INFORMATION SUPPLIED
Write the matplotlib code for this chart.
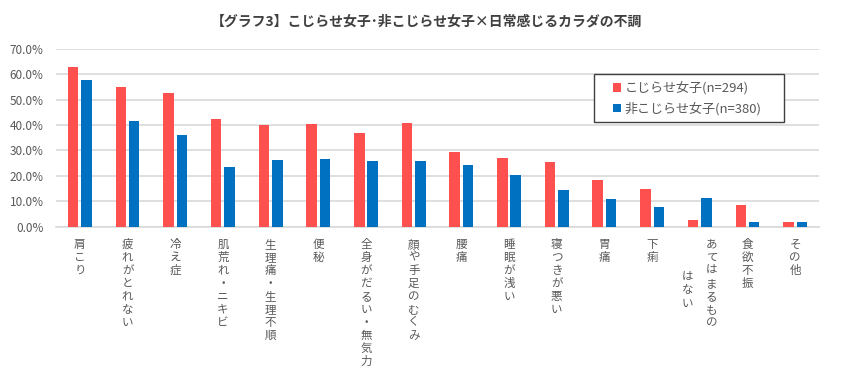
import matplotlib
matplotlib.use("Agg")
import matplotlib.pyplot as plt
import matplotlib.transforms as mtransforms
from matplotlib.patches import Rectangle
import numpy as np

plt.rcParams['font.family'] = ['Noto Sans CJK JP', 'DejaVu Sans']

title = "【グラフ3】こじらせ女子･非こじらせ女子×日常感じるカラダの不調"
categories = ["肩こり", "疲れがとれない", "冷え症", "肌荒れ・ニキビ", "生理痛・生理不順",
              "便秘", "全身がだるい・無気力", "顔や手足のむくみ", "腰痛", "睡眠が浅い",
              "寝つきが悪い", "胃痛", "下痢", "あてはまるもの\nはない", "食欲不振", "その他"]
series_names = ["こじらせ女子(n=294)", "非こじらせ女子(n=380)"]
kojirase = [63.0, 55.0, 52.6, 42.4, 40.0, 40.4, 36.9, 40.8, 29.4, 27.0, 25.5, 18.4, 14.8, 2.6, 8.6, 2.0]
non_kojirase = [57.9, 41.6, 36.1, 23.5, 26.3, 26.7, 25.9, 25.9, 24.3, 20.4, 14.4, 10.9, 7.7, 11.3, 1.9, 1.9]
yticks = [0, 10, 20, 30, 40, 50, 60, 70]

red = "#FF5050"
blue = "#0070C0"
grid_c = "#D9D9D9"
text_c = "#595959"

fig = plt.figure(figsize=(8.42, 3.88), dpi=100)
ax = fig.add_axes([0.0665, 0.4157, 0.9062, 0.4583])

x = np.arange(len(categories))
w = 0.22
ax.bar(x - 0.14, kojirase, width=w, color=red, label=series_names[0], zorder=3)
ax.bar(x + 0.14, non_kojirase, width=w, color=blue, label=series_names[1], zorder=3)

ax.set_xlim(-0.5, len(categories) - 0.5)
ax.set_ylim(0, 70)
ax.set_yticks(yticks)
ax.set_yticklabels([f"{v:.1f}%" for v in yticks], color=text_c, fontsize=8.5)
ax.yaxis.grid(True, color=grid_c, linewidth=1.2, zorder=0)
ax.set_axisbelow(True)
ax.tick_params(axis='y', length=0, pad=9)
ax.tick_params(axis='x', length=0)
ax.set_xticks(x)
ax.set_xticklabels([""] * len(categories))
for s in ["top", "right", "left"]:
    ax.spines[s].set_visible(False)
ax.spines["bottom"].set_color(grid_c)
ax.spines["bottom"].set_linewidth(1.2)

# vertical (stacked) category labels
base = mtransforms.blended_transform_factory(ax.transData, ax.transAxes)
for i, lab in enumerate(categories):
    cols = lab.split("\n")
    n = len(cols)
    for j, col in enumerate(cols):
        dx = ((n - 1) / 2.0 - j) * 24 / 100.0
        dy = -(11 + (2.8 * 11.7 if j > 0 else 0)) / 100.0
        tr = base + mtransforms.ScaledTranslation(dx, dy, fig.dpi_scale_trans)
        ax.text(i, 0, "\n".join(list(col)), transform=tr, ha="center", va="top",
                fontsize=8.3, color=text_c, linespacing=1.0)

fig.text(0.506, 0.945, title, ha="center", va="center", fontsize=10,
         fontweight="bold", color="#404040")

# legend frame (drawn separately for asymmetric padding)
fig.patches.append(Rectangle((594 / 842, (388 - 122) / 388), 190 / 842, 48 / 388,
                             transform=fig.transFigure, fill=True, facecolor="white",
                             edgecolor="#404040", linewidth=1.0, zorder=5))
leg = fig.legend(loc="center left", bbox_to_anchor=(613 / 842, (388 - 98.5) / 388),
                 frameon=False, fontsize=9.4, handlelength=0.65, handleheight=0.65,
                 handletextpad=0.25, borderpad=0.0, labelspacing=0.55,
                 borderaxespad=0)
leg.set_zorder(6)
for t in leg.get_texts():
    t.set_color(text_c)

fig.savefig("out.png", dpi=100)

WHAT IS BEING ASKED
Transcribe the material exactly, and leave out whatever pictures it holds.

COMPLETE RESPONSE
Write the matplotlib code for this chart.
import matplotlib
matplotlib.use("Agg")
import matplotlib.pyplot as plt
import matplotlib.transforms as mtransforms
from matplotlib.patches import Rectangle
import numpy as np

plt.rcParams['font.family'] = ['Noto Sans CJK JP', 'DejaVu Sans']

title = "【グラフ3】こじらせ女子･非こじらせ女子×日常感じるカラダの不調"
categories = ["肩こり", "疲れがとれない", "冷え症", "肌荒れ・ニキビ", "生理痛・生理不順",
              "便秘", "全身がだるい・無気力", "顔や手足のむくみ", "腰痛", "睡眠が浅い",
              "寝つきが悪い", "胃痛", "下痢", "あてはまるもの\nはない", "食欲不振", "その他"]
series_names = ["こじらせ女子(n=294)", "非こじらせ女子(n=380)"]
kojirase = [63.0, 55.0, 52.6, 42.4, 40.0, 40.4, 36.9, 40.8, 29.4, 27.0, 25.5, 18.4, 14.8, 2.6, 8.6, 2.0]
non_kojirase = [57.9, 41.6, 36.1, 23.5, 26.3, 26.7, 25.9, 25.9, 24.3, 20.4, 14.4, 10.9, 7.7, 11.3, 1.9, 1.9]
yticks = [0, 10, 20, 30, 40, 50, 60, 70]

red = "#FF5050"
blue = "#0070C0"
grid_c = "#D9D9D9"
text_c = "#595959"

fig = plt.figure(figsize=(8.42, 3.88), dpi=100)
ax = fig.add_axes([0.0665, 0.4157, 0.9062, 0.4583])

x = np.arange(len(categories))
w = 0.22
ax.bar(x - 0.14, kojirase, width=w, color=red, label=series_names[0], zorder=3)
ax.bar(x + 0.14, non_kojirase, width=w, color=blue, label=series_names[1], zorder=3)

ax.set_xlim(-0.5, len(categories) - 0.5)
ax.set_ylim(0, 70)
ax.set_yticks(yticks)
ax.set_yticklabels([f"{v:.1f}%" for v in yticks], color=text_c, fontsize=8.5)
ax.yaxis.grid(True, color=grid_c, linewidth=1.2, zorder=0)
ax.set_axisbelow(True)
ax.tick_params(axis='y', length=0, pad=9)
ax.tick_params(axis='x', length=0)
ax.set_xticks(x)
ax.set_xticklabels([""] * len(categories))
for s in ["top", "right", "left"]:
    ax.spines[s].set_visible(False)
ax.spines["bottom"].set_color(grid_c)
ax.spines["bottom"].set_linewidth(1.2)

# vertical (stacked) category labels
base = mtransforms.blended_transform_factory(ax.transData, ax.transAxes)
for i, lab in enumerate(categories):
    cols = lab.split("\n")
    n = len(cols)
    for j, col in enumerate(cols):
        dx = ((n - 1) / 2.0 - j) * 24 / 100.0
        dy = -(11 + (2.8 * 11.7 if j > 0 else 0)) / 100.0
        tr = base + mtransforms.ScaledTranslation(dx, dy, fig.dpi_scale_trans)
        ax.text(i, 0, "\n".join(list(col)), transform=tr, ha="center", va="top",
                fontsize=8.3, color=text_c, linespacing=1.0)

fig.text(0.506, 0.945, title, ha="center", va="center", fontsize=10,
         fontweight="bold", color="#404040")

# legend frame (drawn separately for asymmetric padding)
fig.patches.append(Rectangle((594 / 842, (388 - 122) / 388), 190 / 842, 48 / 388,
                             transform=fig.transFigure, fill=True, facecolor="white",
                             edgecolor="#404040", linewidth=1.0, zorder=5))
leg = fig.legend(loc="center left", bbox_to_anchor=(613 / 842, (388 - 98.5) / 388),
                 frameon=False, fontsize=9.4, handlelength=0.65, handleheight=0.65,
                 handletextpad=0.25, borderpad=0.0, labelspacing=0.55,
                 borderaxespad=0)
leg.set_zorder(6)
for t in leg.get_texts():
    t.set_color(text_c)

fig.savefig("out.png", dpi=100)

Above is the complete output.